Task brief: Transcribe the whole listing below without changing a word, but leave out every image.

-- begin --

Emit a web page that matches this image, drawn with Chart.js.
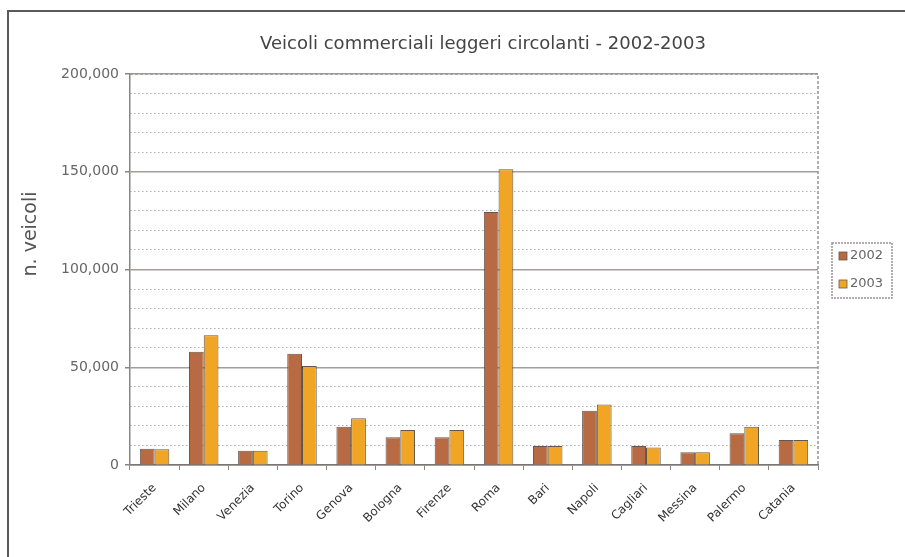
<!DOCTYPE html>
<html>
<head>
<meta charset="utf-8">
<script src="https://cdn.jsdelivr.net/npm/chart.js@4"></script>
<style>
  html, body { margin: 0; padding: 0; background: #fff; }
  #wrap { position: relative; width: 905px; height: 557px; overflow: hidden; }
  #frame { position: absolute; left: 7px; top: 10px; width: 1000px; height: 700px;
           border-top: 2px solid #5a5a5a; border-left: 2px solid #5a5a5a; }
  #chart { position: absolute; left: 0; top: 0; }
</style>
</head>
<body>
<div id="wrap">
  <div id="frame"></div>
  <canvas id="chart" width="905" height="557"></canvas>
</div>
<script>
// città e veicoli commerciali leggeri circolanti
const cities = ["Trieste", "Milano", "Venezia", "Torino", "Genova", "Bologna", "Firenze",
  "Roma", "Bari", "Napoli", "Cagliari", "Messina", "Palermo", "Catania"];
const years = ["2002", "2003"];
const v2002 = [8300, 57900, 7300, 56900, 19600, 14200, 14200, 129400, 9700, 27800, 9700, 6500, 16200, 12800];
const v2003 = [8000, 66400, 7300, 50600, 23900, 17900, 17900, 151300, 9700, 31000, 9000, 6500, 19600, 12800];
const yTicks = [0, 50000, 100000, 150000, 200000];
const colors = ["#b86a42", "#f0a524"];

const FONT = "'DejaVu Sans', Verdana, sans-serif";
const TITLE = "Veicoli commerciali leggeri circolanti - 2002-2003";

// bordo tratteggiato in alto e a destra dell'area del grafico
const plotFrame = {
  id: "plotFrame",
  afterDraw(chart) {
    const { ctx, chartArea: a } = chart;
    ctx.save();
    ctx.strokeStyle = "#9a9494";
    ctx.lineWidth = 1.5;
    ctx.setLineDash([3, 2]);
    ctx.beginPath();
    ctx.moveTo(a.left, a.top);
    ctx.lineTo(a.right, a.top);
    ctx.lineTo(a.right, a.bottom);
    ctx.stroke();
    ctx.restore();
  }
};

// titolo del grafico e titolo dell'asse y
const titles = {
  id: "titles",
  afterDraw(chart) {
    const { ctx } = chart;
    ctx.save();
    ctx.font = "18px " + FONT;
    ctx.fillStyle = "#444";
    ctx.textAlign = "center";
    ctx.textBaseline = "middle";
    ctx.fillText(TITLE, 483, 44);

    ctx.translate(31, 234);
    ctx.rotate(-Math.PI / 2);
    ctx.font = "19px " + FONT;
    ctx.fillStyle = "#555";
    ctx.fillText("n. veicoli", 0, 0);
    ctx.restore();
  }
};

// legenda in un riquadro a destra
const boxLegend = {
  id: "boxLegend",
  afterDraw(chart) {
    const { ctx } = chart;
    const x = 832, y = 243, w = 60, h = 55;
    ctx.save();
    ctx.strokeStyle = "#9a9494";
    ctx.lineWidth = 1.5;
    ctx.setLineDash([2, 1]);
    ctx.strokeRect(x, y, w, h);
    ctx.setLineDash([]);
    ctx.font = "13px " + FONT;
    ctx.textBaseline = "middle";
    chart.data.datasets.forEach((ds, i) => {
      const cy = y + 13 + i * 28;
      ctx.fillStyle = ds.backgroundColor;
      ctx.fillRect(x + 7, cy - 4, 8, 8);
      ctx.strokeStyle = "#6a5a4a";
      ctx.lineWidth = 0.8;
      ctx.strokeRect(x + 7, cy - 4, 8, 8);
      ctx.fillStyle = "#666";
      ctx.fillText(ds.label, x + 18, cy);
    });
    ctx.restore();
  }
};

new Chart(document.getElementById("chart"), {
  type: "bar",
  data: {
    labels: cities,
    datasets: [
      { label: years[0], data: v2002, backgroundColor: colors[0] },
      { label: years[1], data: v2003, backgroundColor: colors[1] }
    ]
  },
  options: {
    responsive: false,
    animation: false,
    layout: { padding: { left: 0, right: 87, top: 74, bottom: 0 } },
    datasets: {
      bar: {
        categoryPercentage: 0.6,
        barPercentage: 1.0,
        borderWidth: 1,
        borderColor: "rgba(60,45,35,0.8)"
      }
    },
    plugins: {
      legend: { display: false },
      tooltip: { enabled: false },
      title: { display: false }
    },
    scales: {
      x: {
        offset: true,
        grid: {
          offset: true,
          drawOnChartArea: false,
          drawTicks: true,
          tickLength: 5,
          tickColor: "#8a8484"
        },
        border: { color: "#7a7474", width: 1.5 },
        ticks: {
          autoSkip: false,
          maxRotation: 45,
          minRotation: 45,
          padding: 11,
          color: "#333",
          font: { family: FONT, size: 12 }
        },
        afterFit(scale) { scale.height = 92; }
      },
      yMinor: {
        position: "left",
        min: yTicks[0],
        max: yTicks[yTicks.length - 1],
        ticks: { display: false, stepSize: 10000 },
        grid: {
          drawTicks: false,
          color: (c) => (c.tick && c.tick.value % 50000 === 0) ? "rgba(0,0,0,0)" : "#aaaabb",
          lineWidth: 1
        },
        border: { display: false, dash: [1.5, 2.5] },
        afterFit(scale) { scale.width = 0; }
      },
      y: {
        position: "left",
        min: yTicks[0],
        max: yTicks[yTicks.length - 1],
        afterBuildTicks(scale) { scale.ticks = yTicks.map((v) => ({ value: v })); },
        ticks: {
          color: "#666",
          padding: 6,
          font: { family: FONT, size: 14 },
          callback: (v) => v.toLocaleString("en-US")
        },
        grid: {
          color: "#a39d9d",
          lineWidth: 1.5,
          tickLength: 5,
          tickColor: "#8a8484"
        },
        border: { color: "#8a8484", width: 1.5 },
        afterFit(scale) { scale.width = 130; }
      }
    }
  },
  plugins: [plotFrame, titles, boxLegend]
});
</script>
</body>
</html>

-- end --

Complete output:
Emit a web page that matches this image, drawn with Chart.js.
<!DOCTYPE html>
<html>
<head>
<meta charset="utf-8">
<script src="https://cdn.jsdelivr.net/npm/chart.js@4"></script>
<style>
  html, body { margin: 0; padding: 0; background: #fff; }
  #wrap { position: relative; width: 905px; height: 557px; overflow: hidden; }
  #frame { position: absolute; left: 7px; top: 10px; width: 1000px; height: 700px;
           border-top: 2px solid #5a5a5a; border-left: 2px solid #5a5a5a; }
  #chart { position: absolute; left: 0; top: 0; }
</style>
</head>
<body>
<div id="wrap">
  <div id="frame"></div>
  <canvas id="chart" width="905" height="557"></canvas>
</div>
<script>
// città e veicoli commerciali leggeri circolanti
const cities = ["Trieste", "Milano", "Venezia", "Torino", "Genova", "Bologna", "Firenze",
  "Roma", "Bari", "Napoli", "Cagliari", "Messina", "Palermo", "Catania"];
const years = ["2002", "2003"];
const v2002 = [8300, 57900, 7300, 56900, 19600, 14200, 14200, 129400, 9700, 27800, 9700, 6500, 16200, 12800];
const v2003 = [8000, 66400, 7300, 50600, 23900, 17900, 17900, 151300, 9700, 31000, 9000, 6500, 19600, 12800];
const yTicks = [0, 50000, 100000, 150000, 200000];
const colors = ["#b86a42", "#f0a524"];

const FONT = "'DejaVu Sans', Verdana, sans-serif";
const TITLE = "Veicoli commerciali leggeri circolanti - 2002-2003";

// bordo tratteggiato in alto e a destra dell'area del grafico
const plotFrame = {
  id: "plotFrame",
  afterDraw(chart) {
    const { ctx, chartArea: a } = chart;
    ctx.save();
    ctx.strokeStyle = "#9a9494";
    ctx.lineWidth = 1.5;
    ctx.setLineDash([3, 2]);
    ctx.beginPath();
    ctx.moveTo(a.left, a.top);
    ctx.lineTo(a.right, a.top);
    ctx.lineTo(a.right, a.bottom);
    ctx.stroke();
    ctx.restore();
  }
};

// titolo del grafico e titolo dell'asse y
const titles = {
  id: "titles",
  afterDraw(chart) {
    const { ctx } = chart;
    ctx.save();
    ctx.font = "18px " + FONT;
    ctx.fillStyle = "#444";
    ctx.textAlign = "center";
    ctx.textBaseline = "middle";
    ctx.fillText(TITLE, 483, 44);

    ctx.translate(31, 234);
    ctx.rotate(-Math.PI / 2);
    ctx.font = "19px " + FONT;
    ctx.fillStyle = "#555";
    ctx.fillText("n. veicoli", 0, 0);
    ctx.restore();
  }
};

// legenda in un riquadro a destra
const boxLegend = {
  id: "boxLegend",
  afterDraw(chart) {
    const { ctx } = chart;
    const x = 832, y = 243, w = 60, h = 55;
    ctx.save();
    ctx.strokeStyle = "#9a9494";
    ctx.lineWidth = 1.5;
    ctx.setLineDash([2, 1]);
    ctx.strokeRect(x, y, w, h);
    ctx.setLineDash([]);
    ctx.font = "13px " + FONT;
    ctx.textBaseline = "middle";
    chart.data.datasets.forEach((ds, i) => {
      const cy = y + 13 + i * 28;
      ctx.fillStyle = ds.backgroundColor;
      ctx.fillRect(x + 7, cy - 4, 8, 8);
      ctx.strokeStyle = "#6a5a4a";
      ctx.lineWidth = 0.8;
      ctx.strokeRect(x + 7, cy - 4, 8, 8);
      ctx.fillStyle = "#666";
      ctx.fillText(ds.label, x + 18, cy);
    });
    ctx.restore();
  }
};

new Chart(document.getElementById("chart"), {
  type: "bar",
  data: {
    labels: cities,
    datasets: [
      { label: years[0], data: v2002, backgroundColor: colors[0] },
      { label: years[1], data: v2003, backgroundColor: colors[1] }
    ]
  },
  options: {
    responsive: false,
    animation: false,
    layout: { padding: { left: 0, right: 87, top: 74, bottom: 0 } },
    datasets: {
      bar: {
        categoryPercentage: 0.6,
        barPercentage: 1.0,
        borderWidth: 1,
        borderColor: "rgba(60,45,35,0.8)"
      }
    },
    plugins: {
      legend: { display: false },
      tooltip: { enabled: false },
      title: { display: false }
    },
    scales: {
      x: {
        offset: true,
        grid: {
          offset: true,
          drawOnChartArea: false,
          drawTicks: true,
          tickLength: 5,
          tickColor: "#8a8484"
        },
        border: { color: "#7a7474", width: 1.5 },
        ticks: {
          autoSkip: false,
          maxRotation: 45,
          minRotation: 45,
          padding: 11,
          color: "#333",
          font: { family: FONT, size: 12 }
        },
        afterFit(scale) { scale.height = 92; }
      },
      yMinor: {
        position: "left",
        min: yTicks[0],
        max: yTicks[yTicks.length - 1],
        ticks: { display: false, stepSize: 10000 },
        grid: {
          drawTicks: false,
          color: (c) => (c.tick && c.tick.value % 50000 === 0) ? "rgba(0,0,0,0)" : "#aaaabb",
          lineWidth: 1
        },
        border: { display: false, dash: [1.5, 2.5] },
        afterFit(scale) { scale.width = 0; }
      },
      y: {
        position: "left",
        min: yTicks[0],
        max: yTicks[yTicks.length - 1],
        afterBuildTicks(scale) { scale.ticks = yTicks.map((v) => ({ value: v })); },
        ticks: {
          color: "#666",
          padding: 6,
          font: { family: FONT, size: 14 },
          callback: (v) => v.toLocaleString("en-US")
        },
        grid: {
          color: "#a39d9d",
          lineWidth: 1.5,
          tickLength: 5,
          tickColor: "#8a8484"
        },
        border: { color: "#8a8484", width: 1.5 },
        afterFit(scale) { scale.width = 130; }
      }
    }
  },
  plugins: [plotFrame, titles, boxLegend]
});
</script>
</body>
</html>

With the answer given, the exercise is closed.